Though it appears that these 3 traditions locate infallibility in different places they in fact locate it in the same place: God, specifically the Holy Spirit. So the question for me now is not: “Is the Pope, the councils, or the Bible alone infallible?” Instead the question is: “What has been the extent of the Holy Spirit in protecting the Church from error?” Certainly none of these traditions doubts that the Holy Spirit has been active in guiding and protecting the church since the Resurrection, but they cannot agree on how far He has gone in guiding and protecting the church.

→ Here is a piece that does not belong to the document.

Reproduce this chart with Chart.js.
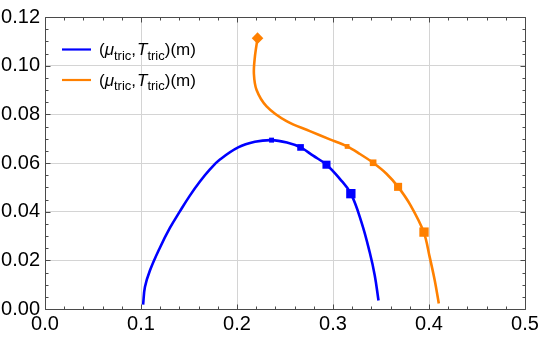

The Roman Catholic and Eastern Orthodox views are tough for me to accept, but I think they are certainly valid. Growing up Protestant I felt that I was taught that the church (specifically the Roman Church) could not be trusted and that the Bible alone was to be trusted. The decisions of the early ecumenical councils were accepted, but only because they agreed with Scripture. However, now being aware of all that has transpired over the course of Christian history and seeing what an absolute mess ALL the traditions have made over the course of their existence, but yet seeing that there is still an active Church where the Gospel is proclaimed and people are saved I cannot deny that the Holy Spirit is indeed active in preserving the Church.

So for now this question is of much less significance for me, since I know that wherever I go I know that the Church is being protected by the Holy Spirit. If I had to accept the Roman Catholic or Eastern Orthodox position I could, because I know, at least to a certain extent, that it is true.